Where I’ve seen Facebook Ads perform really well is in the following four scenarios:

  1. A business is looking to explore new markets (geographically or interest-based) where very little search intent exists. In this case, one has to build a market, educate the market, and grow brand awareness. 
  2. A business is not currently advertising low in the funnel and is looking to grow its sales. 
  3. A business is already successfully advertising lower in the funnel through SEM but is maximizing the search volume potential and is looking to grow its appeal to a wider audience. 
  4. A business has a high conversion rate on email marketing and uses Facebook Ads to grow their database.

In none of these cases, FB would be a direct competitor/comparison to lower funnel marketing. Hence my view that FB Ads should be measured differently to low funnel marketing such as e.g. SEM.

Here are the recommended steps to improve the accuracy in measuring your FB Advertising:

  1. Implement UTMs to ensure you measure every ad click coming to your website. This will help you to identify direct sales, leads, soft conversions as well as assisted ones.
  2. Measure the full impact of Social Ads on your social traffic. In many cases, total social traffic (organic + paid) goes up as a result of (increased) social exposure. This happens as people e.g. see your IG Ad, click through to your profile and then click to the website to buy.
  3. Measure all soft conversions of which you know will eventually drive additional sales. These would be newsletter subscriptions, wishlist adds, add to cart etc. A good e-commerce website would have an engine through different email campaigns to capture those potential customers back into the system to get them to eventually convert. Constantly feeding this funnel with qualified users is vital to continue growing your business.
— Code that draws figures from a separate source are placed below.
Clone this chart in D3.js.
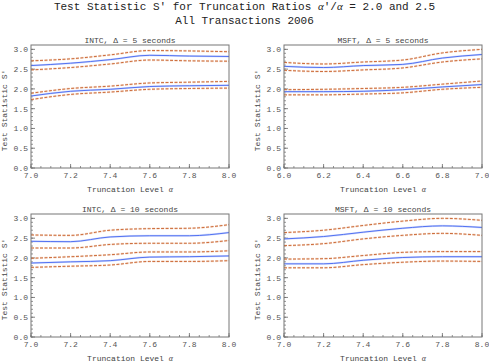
<!DOCTYPE html>
<html>
<head>
<meta charset="utf-8">
<script src="https://cdn.jsdelivr.net/npm/d3@7"></script>
<style>
  body { margin: 0; background: #fff; }
  svg { display: block; }
  text { font-family: "Liberation Mono", "Courier New", monospace; }
</style>
</head>
<body>
<svg id="chart-svg"></svg>
<script>
// truncation levels on the x axis
const intcLevels = [7.0, 7.2, 7.4, 7.6, 7.8, 8.0];
const msft5Levels = [6.0, 6.2, 6.4, 6.6, 6.8, 7.0];
const msft10Levels = [7.0, 7.2, 7.4, 7.6, 7.8, 8.0];

// INTC, delta = 5 s
const intc5Ratio25 = [2.59, 2.65, 2.74, 2.85, 2.83, 2.82];
const intc5Ratio25Hi = [2.71, 2.76, 2.86, 2.97, 2.96, 2.94];
const intc5Ratio25Lo = [2.48, 2.54, 2.63, 2.73, 2.71, 2.70];
const intc5Ratio20 = [1.82, 1.94, 1.99, 2.06, 2.08, 2.09];
const intc5Ratio20Hi = [1.89, 2.01, 2.07, 2.15, 2.17, 2.19];
const intc5Ratio20Lo = [1.73, 1.86, 1.92, 1.99, 2.01, 2.02];

// MSFT, delta = 5 s
const msft5Ratio25 = [2.57, 2.54, 2.59, 2.62, 2.78, 2.87];
const msft5Ratio25Hi = [2.67, 2.63, 2.68, 2.73, 2.91, 3.00];
const msft5Ratio25Lo = [2.47, 2.44, 2.48, 2.53, 2.68, 2.76];
const msft5Ratio20 = [1.93, 1.93, 1.94, 1.98, 2.05, 2.11];
const msft5Ratio20Hi = [1.98, 1.99, 2.01, 2.04, 2.12, 2.20];
const msft5Ratio20Lo = [1.85, 1.85, 1.87, 1.90, 1.99, 2.04];

// INTC, delta = 10 s
const intc10Ratio25 = [2.42, 2.41, 2.53, 2.56, 2.56, 2.64];
const intc10Ratio25Hi = [2.58, 2.57, 2.70, 2.74, 2.75, 2.84];
const intc10Ratio25Lo = [2.25, 2.25, 2.34, 2.37, 2.37, 2.44];
const intc10Ratio20 = [1.87, 1.90, 1.93, 2.02, 2.03, 2.05];
const intc10Ratio20Hi = [1.99, 2.03, 2.08, 2.15, 2.15, 2.18];
const intc10Ratio20Lo = [1.76, 1.79, 1.82, 1.91, 1.91, 1.93];

// MSFT, delta = 10 s
const msft10Ratio25 = [2.48, 2.54, 2.65, 2.75, 2.81, 2.77];
const msft10Ratio25Hi = [2.64, 2.70, 2.82, 2.93, 3.00, 2.95];
const msft10Ratio25Lo = [2.31, 2.36, 2.48, 2.57, 2.62, 2.57];
const msft10Ratio20 = [1.85, 1.85, 1.94, 2.01, 2.03, 2.03];
const msft10Ratio20Hi = [1.97, 1.98, 2.06, 2.14, 2.16, 2.16];
const msft10Ratio20Lo = [1.75, 1.75, 1.83, 1.89, 1.92, 1.91];

const yTickValues = [0, 0.5, 1.0, 1.5, 2.0, 2.5, 3.0];

const panels = [
  { ticker: "INTC", delta: "5", xs: intcLevels, left: 31, top: 45,
    est: [intc5Ratio25, intc5Ratio20], band: [intc5Ratio25Hi, intc5Ratio25Lo, intc5Ratio20Hi, intc5Ratio20Lo] },
  { ticker: "MSFT", delta: "5", xs: msft5Levels, left: 284, top: 45,
    est: [msft5Ratio25, msft5Ratio20], band: [msft5Ratio25Hi, msft5Ratio25Lo, msft5Ratio20Hi, msft5Ratio20Lo] },
  { ticker: "INTC", delta: "10", xs: intcLevels, left: 31, top: 214,
    est: [intc10Ratio25, intc10Ratio20], band: [intc10Ratio25Hi, intc10Ratio25Lo, intc10Ratio20Hi, intc10Ratio20Lo] },
  { ticker: "MSFT", delta: "10", xs: msft10Levels, left: 284, top: 214,
    est: [msft10Ratio25, msft10Ratio20], band: [msft10Ratio25Hi, msft10Ratio25Lo, msft10Ratio20Hi, msft10Ratio20Lo] }
];

const W = 489, H = 361;
const pw = 198, ph = 123;

const svg = d3.select("#chart-svg").attr("width", W).attr("height", H);

// main title
const title = svg.append("text")
  .attr("x", 244.5).attr("y", 9.5)
  .attr("text-anchor", "middle")
  .attr("font-size", 11).attr("fill", "#222");
title.append("tspan").text("Test Statistic S' for Truncation Ratios ");
title.append("tspan").attr("font-family", "Liberation Serif, serif").attr("font-style", "italic").text("α");
title.append("tspan").text("'/");
title.append("tspan").attr("font-family", "Liberation Serif, serif").attr("font-style", "italic").text("α");
title.append("tspan").text(" = 2.0 and 2.5");

svg.append("text")
  .attr("x", 244.5).attr("y", 23.5)
  .attr("text-anchor", "middle")
  .attr("font-size", 11).attr("fill", "#222")
  .text("All Transactions 2006");

panels.forEach(function(p) {
  const g = svg.append("g").attr("transform", "translate(" + p.left + "," + p.top + ")");

  const x = d3.scaleLinear().domain(d3.extent(p.xs)).range([0, pw]);
  const y = d3.scaleLinear().domain([0, 3.11]).range([ph, 0]);

  // minor + major ticks, inward, left and bottom only
  const xMinor = d3.range(0, 21).map(i => p.xs[0] + i * 0.05);
  g.selectAll(".xminor").data(xMinor).enter().append("line")
    .attr("x1", d => x(d)).attr("x2", d => x(d))
    .attr("y1", ph).attr("y2", ph - 2)
    .attr("stroke", "#666").attr("stroke-width", 0.7);
  g.selectAll(".xmajor").data(p.xs).enter().append("line")
    .attr("x1", d => x(d)).attr("x2", d => x(d))
    .attr("y1", ph).attr("y2", ph - 4)
    .attr("stroke", "#666").attr("stroke-width", 0.8);

  const yMinor = d3.range(0, 31).map(i => i * 0.1);
  g.selectAll(".yminor").data(yMinor).enter().append("line")
    .attr("x1", 0).attr("x2", 2)
    .attr("y1", d => y(d)).attr("y2", d => y(d))
    .attr("stroke", "#666").attr("stroke-width", 0.7);
  g.selectAll(".ymajor").data(yTickValues).enter().append("line")
    .attr("x1", 0).attr("x2", 4)
    .attr("y1", d => y(d)).attr("y2", d => y(d))
    .attr("stroke", "#666").attr("stroke-width", 0.8);

  // tick labels
  g.selectAll(".xlab").data(p.xs).enter().append("text")
    .attr("x", d => x(d)).attr("y", ph + 10)
    .attr("text-anchor", "middle").attr("font-size", 8).attr("fill", "#555")
    .text(d => d3.format(".1f")(d));
  g.selectAll(".ylab").data(yTickValues).enter().append("text")
    .attr("x", -3).attr("y", d => y(d) + 3)
    .attr("text-anchor", "end").attr("font-size", 8).attr("fill", "#555")
    .text(d => d3.format(".1f")(d));

  // lines
  const line = d3.line()
    .x((d, i) => x(p.xs[i]))
    .y(d => y(d))
    .curve(d3.curveMonotoneX);

  p.band.forEach(function(vals) {
    g.append("path").datum(vals)
      .attr("fill", "none").attr("stroke", "#eec2a6").attr("stroke-width", 2.2)
      .attr("stroke-dasharray", "3,1.5").attr("opacity", 0.5)
      .attr("d", line);
    g.append("path").datum(vals)
      .attr("fill", "none").attr("stroke", "#c8602a").attr("stroke-width", 0.9)
      .attr("stroke-dasharray", "3,1.5")
      .attr("d", line);
  });
  p.est.forEach(function(vals) {
    g.append("path").datum(vals)
      .attr("fill", "none").attr("stroke", "#c2cdfb").attr("stroke-width", 2)
      .attr("opacity", 0.7)
      .attr("d", line);
    g.append("path").datum(vals)
      .attr("fill", "none").attr("stroke", "#5272f2").attr("stroke-width", 1)
      .attr("d", line);
  });

  // frame
  g.append("rect").attr("x", 0).attr("y", 0).attr("width", pw).attr("height", ph)
    .attr("fill", "none").attr("stroke", "#777").attr("stroke-width", 1);

  // panel title
  g.append("text")
    .attr("x", pw / 2).attr("y", -2.5)
    .attr("text-anchor", "middle").attr("font-size", 8).attr("fill", "#444")
    .text(p.ticker + ", Δ = " + p.delta + " seconds");

  // axis labels
  const xl = g.append("text")
    .attr("x", pw / 2).attr("y", ph + 23.5)
    .attr("text-anchor", "middle").attr("font-size", 8).attr("fill", "#444");
  xl.append("tspan").text("Truncation Level ");
  xl.append("tspan").attr("font-family", "Liberation Serif, serif").attr("font-style", "italic").text("α");

  g.append("text")
    .attr("transform", "translate(-24," + (ph / 2 + 4) + ") rotate(-90)")
    .attr("text-anchor", "middle").attr("font-size", 8).attr("fill", "#444")
    .text("Test Statistic S'");
});
</script>
</body>
</html>
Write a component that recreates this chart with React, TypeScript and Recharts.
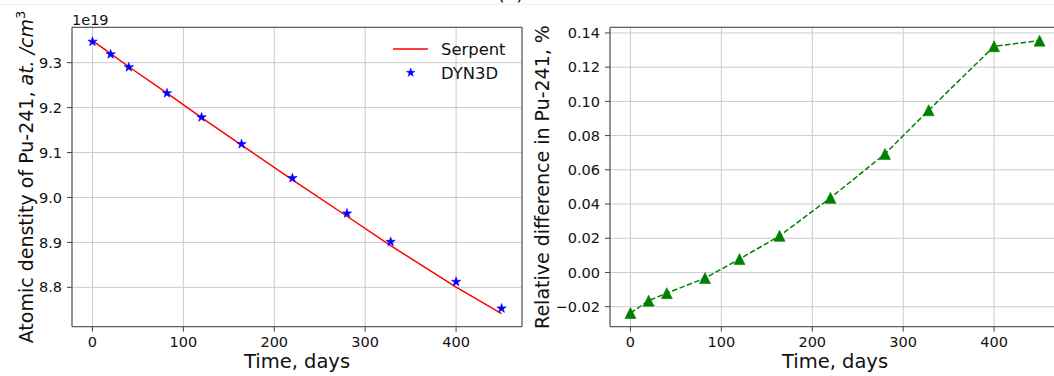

This way you can set a goal of a low acquisition cost for a new email address from a qualified audience to grow your email database which you know converts well for you.
  4. The last recommendation would be to measure the impact of campaigns on your total branded website traffic. Mainly in your organic search and direct traffic, you should be able to see an increase in visits on these channels, as well as an increase in the % of new users coming through these channels from the time your FB mid & upper-funnel campaigns started. 

There is a bit of homework to do and foundations that need to be put in place. But if you’re seriously considering Social Ads, use it as a growth engine parallel to your lower funnel SEM activity rather than trying to get more volume with similar results to what e.g. Google Ads gives you, because that is comparing apples with pears. In that case, rather expand your keyword set.